Rhylei is a contemporary spelling variant of Riley, a name with sturdy Irish and Old English roots. The Irish surname form, Ó Raghallaigh, derives from the personal name Raghallach, likely meaning "courageous" or possibly connected to a word meaning "valiant in sport." The O'Reilly clan were historically powerful in County Cavan, and the name spread throughout the Irish diaspora during the great emigration waves of the nineteenth century, becoming common as both surname and given name across Ireland, the United States, Canada, and Australia.
There is also an English topographic root: Old English ryge-lēah, meaning "rye clearing" — the kind of humble agricultural landscape that grounded medieval English naming. For most of recorded history, Riley functioned primarily as a masculine surname and then as a boy's given name.
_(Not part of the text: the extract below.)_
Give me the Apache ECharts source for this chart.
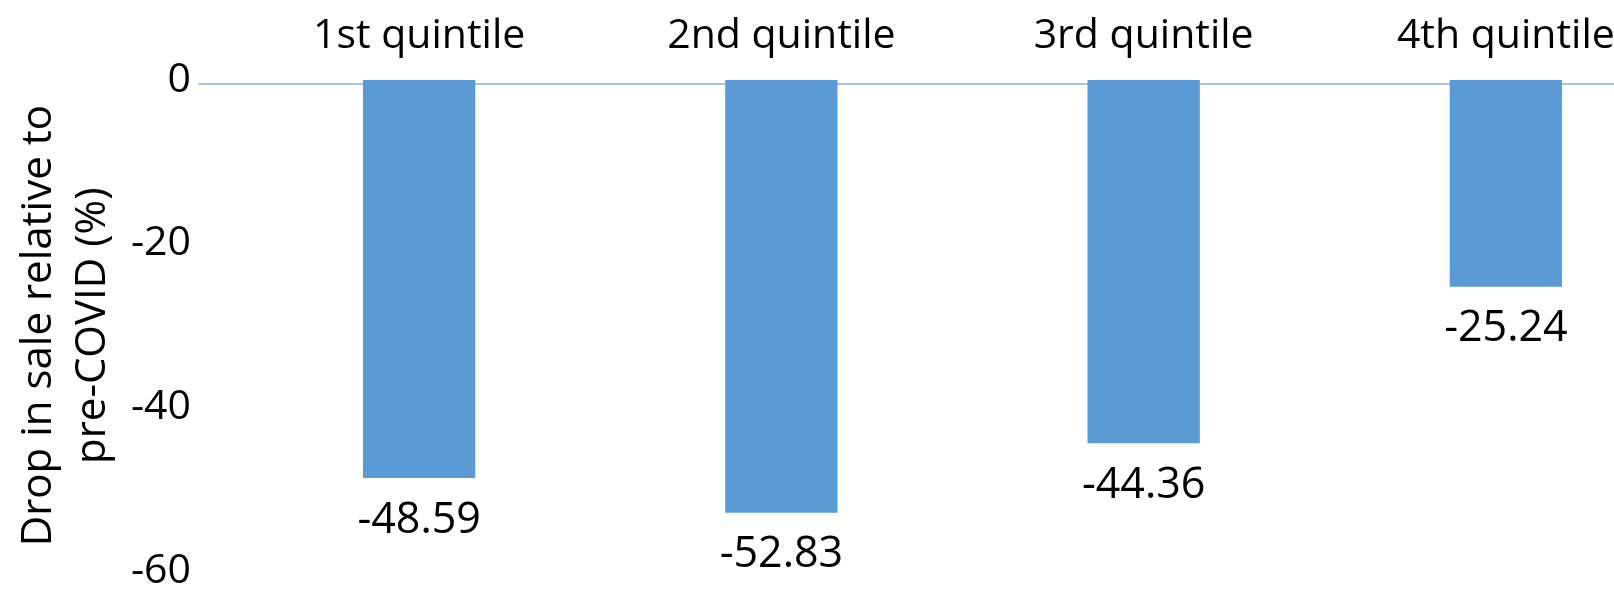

The twentieth century saw it migrate steadily toward girls, and by the first decade of the 2000s it had become predominantly feminine in American usage — a pattern repeated by many surname-turned-given names like Morgan, Jordan, and Quinn.
The cultural moment that cemented Riley as a universal name for modern girls may well have been Pixar's 2015 film Inside Out, whose protagonist Riley Andersen — a sensitive, complex, emotionally honest young girl — gave the name warmth and emotional depth in the cultural imagination. The spelling Rhylei introduces a soft visual elaboration, the digraph Rh evoking Welsh naming conventions and the -ei ending giving the name a lyrical, slightly unexpected finish. It signals a family that took a name they loved and made it definitively their own.